### DATA SECTION
==================================================

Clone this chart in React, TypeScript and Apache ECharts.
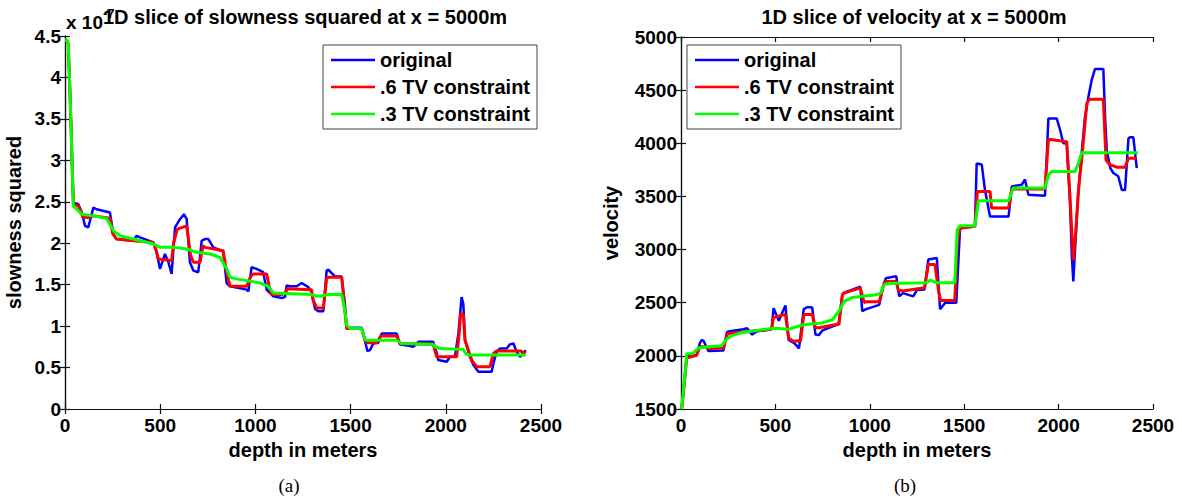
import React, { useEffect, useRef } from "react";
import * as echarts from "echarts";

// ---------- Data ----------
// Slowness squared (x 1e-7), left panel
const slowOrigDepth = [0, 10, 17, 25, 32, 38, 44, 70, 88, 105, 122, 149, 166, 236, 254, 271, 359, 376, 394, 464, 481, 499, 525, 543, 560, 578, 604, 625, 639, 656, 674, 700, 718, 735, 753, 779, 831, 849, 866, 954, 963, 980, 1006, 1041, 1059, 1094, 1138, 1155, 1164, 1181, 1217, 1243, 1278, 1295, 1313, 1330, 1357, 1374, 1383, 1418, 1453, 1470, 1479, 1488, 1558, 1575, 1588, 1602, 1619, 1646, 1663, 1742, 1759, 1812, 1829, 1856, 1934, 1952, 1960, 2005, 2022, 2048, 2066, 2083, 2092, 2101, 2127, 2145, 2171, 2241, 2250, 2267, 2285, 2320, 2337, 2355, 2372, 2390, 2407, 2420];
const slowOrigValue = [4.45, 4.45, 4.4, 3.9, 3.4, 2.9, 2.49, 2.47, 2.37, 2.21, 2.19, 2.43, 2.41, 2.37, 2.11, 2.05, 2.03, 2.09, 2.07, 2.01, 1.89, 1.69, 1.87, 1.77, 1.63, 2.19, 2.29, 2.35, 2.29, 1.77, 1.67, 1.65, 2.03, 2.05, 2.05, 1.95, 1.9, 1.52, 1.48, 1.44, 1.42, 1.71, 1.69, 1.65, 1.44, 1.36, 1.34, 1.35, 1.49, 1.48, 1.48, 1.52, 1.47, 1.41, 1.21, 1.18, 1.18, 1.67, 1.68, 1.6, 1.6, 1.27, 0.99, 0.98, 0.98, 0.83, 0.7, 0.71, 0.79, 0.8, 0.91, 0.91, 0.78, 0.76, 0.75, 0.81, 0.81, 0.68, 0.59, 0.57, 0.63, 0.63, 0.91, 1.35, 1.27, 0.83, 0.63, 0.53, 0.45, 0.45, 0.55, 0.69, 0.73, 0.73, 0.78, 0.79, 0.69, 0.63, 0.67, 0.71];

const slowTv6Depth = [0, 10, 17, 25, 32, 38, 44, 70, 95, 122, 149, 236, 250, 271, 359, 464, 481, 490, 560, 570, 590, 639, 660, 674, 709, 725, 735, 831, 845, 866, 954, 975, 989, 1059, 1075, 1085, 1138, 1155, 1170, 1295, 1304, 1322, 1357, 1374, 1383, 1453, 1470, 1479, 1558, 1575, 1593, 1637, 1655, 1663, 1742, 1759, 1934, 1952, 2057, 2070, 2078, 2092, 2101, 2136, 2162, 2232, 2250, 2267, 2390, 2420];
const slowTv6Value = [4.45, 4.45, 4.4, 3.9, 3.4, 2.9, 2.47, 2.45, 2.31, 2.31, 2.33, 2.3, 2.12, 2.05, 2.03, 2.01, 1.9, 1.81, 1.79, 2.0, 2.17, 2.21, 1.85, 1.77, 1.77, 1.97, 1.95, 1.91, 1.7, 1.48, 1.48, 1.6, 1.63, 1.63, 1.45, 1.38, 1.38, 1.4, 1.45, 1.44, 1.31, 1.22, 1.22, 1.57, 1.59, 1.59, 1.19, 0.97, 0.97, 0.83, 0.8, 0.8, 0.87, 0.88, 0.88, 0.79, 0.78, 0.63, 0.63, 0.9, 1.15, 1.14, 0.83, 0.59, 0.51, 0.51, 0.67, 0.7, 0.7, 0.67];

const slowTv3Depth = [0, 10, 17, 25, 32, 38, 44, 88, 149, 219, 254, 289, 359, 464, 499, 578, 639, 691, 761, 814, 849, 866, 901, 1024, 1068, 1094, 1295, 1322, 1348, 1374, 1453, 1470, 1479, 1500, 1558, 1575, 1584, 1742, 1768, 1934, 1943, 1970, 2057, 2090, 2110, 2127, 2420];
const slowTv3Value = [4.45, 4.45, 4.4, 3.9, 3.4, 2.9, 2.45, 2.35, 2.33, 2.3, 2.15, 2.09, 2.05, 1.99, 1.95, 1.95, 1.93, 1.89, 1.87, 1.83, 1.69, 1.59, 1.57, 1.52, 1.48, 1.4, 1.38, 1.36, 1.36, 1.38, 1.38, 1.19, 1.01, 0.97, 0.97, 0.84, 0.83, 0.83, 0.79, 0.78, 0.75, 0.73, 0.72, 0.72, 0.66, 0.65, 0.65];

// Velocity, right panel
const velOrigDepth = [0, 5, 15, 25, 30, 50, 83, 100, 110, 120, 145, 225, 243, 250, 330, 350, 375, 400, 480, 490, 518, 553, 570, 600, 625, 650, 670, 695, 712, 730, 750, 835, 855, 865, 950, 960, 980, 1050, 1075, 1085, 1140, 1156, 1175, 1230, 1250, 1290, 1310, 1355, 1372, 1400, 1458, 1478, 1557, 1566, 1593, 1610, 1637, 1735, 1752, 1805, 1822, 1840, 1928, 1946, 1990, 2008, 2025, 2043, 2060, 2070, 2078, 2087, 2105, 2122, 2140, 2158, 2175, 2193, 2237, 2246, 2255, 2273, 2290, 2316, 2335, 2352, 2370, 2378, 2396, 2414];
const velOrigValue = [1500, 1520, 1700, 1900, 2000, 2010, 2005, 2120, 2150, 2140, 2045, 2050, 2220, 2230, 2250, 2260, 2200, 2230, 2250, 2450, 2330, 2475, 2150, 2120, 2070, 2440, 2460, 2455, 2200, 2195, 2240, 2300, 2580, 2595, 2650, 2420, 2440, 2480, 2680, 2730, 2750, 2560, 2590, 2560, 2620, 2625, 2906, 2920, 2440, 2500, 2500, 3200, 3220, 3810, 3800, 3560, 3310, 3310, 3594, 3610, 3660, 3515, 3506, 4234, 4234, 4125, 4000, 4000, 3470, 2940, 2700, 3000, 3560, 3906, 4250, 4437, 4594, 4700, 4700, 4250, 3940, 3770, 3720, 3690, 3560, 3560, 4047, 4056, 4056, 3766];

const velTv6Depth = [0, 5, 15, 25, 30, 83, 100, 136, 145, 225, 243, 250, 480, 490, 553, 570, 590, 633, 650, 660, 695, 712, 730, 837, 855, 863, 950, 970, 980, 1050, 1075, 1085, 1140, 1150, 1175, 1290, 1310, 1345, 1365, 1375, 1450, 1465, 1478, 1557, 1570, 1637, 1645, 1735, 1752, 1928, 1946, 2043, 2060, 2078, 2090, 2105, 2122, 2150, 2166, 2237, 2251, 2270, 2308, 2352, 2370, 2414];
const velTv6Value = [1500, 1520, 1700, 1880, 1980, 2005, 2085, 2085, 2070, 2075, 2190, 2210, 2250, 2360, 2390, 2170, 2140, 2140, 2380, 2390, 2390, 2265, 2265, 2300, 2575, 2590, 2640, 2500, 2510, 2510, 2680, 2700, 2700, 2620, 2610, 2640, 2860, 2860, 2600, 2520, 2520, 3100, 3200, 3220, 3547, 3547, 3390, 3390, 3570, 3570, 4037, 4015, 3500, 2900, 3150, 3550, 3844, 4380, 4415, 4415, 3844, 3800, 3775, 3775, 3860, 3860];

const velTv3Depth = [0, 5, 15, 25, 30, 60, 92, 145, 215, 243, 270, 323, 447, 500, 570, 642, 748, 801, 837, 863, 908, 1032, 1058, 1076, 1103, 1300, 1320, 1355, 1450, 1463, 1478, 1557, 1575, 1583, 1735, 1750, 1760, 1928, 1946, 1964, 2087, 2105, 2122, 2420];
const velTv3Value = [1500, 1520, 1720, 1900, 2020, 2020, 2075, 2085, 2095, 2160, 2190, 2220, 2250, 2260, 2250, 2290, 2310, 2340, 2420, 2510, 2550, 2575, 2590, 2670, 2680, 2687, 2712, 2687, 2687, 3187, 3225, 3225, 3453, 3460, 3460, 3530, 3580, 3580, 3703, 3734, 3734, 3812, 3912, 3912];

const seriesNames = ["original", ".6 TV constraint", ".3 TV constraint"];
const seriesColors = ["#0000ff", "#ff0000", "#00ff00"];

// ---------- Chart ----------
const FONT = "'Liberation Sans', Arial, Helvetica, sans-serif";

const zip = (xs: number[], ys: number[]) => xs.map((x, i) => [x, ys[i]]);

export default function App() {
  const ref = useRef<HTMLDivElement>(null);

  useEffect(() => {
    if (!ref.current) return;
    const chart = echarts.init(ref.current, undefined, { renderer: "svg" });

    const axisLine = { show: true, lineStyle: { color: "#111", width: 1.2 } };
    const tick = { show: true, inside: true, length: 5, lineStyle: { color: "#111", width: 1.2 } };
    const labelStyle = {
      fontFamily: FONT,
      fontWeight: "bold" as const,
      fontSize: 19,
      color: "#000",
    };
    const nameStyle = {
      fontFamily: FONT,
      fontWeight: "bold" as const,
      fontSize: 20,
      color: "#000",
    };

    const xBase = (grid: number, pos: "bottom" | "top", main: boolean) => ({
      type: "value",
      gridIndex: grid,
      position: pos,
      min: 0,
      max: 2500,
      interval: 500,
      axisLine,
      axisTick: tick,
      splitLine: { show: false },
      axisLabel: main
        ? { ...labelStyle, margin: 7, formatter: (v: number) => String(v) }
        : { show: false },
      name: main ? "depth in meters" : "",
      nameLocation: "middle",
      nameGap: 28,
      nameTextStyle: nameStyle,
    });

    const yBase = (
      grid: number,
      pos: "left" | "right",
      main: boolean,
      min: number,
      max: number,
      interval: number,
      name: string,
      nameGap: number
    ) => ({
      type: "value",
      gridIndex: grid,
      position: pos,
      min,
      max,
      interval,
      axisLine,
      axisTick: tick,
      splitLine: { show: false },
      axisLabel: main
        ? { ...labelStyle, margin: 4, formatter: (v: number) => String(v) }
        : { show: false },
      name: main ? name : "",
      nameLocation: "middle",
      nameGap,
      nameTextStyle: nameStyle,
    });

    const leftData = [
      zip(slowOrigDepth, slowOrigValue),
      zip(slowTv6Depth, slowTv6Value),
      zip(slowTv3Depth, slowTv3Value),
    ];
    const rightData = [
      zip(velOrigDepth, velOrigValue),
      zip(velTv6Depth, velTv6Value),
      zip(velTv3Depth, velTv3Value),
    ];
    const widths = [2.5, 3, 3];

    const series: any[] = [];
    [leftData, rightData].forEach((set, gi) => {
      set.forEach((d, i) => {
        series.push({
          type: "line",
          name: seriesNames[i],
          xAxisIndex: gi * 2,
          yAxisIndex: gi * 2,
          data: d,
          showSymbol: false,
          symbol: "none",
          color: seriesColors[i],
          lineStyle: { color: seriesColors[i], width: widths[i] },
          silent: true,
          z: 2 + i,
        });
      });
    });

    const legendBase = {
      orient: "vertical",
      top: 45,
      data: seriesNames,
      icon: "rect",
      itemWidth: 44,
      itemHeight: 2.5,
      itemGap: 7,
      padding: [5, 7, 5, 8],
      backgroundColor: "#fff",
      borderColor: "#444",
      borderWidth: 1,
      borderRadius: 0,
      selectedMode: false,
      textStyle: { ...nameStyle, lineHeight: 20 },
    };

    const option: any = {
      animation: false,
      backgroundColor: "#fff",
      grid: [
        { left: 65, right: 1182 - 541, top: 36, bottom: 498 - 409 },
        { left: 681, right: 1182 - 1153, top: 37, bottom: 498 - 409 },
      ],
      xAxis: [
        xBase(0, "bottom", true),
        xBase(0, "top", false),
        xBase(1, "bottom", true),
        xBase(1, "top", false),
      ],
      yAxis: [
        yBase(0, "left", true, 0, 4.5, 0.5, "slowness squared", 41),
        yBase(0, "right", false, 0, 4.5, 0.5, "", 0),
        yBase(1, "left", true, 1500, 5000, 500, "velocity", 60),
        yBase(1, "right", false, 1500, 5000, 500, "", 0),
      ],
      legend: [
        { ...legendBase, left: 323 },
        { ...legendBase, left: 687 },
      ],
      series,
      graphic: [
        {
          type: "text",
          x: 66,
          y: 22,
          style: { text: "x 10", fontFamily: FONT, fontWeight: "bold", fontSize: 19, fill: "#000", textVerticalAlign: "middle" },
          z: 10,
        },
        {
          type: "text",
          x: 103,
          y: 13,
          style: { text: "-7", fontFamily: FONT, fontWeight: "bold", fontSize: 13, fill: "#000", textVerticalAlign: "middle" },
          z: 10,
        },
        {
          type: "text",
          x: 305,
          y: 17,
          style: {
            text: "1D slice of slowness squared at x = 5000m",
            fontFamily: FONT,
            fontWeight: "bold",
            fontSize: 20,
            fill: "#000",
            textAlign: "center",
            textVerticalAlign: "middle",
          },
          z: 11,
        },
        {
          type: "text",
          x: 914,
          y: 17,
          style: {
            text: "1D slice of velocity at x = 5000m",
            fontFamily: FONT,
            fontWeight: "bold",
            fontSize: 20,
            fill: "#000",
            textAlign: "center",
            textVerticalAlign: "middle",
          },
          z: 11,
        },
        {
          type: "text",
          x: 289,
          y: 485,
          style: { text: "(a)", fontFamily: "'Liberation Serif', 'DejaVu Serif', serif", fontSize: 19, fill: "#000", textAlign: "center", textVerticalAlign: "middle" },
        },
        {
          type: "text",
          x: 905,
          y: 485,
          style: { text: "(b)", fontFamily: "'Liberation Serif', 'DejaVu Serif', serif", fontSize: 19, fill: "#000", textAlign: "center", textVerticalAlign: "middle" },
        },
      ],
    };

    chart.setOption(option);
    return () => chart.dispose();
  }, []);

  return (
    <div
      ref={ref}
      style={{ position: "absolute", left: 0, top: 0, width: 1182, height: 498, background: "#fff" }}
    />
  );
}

==================================================

### WHAT YOU SHOULD DO
Every line from the start of the listing above through the line with "import * as" should be repeated exactly; skip the pictures and add nothing else.

### TASK SOLUTION
Clone this chart in React, TypeScript and Apache ECharts.
import React, { useEffect, useRef } from "react";
import * as echarts from "echarts";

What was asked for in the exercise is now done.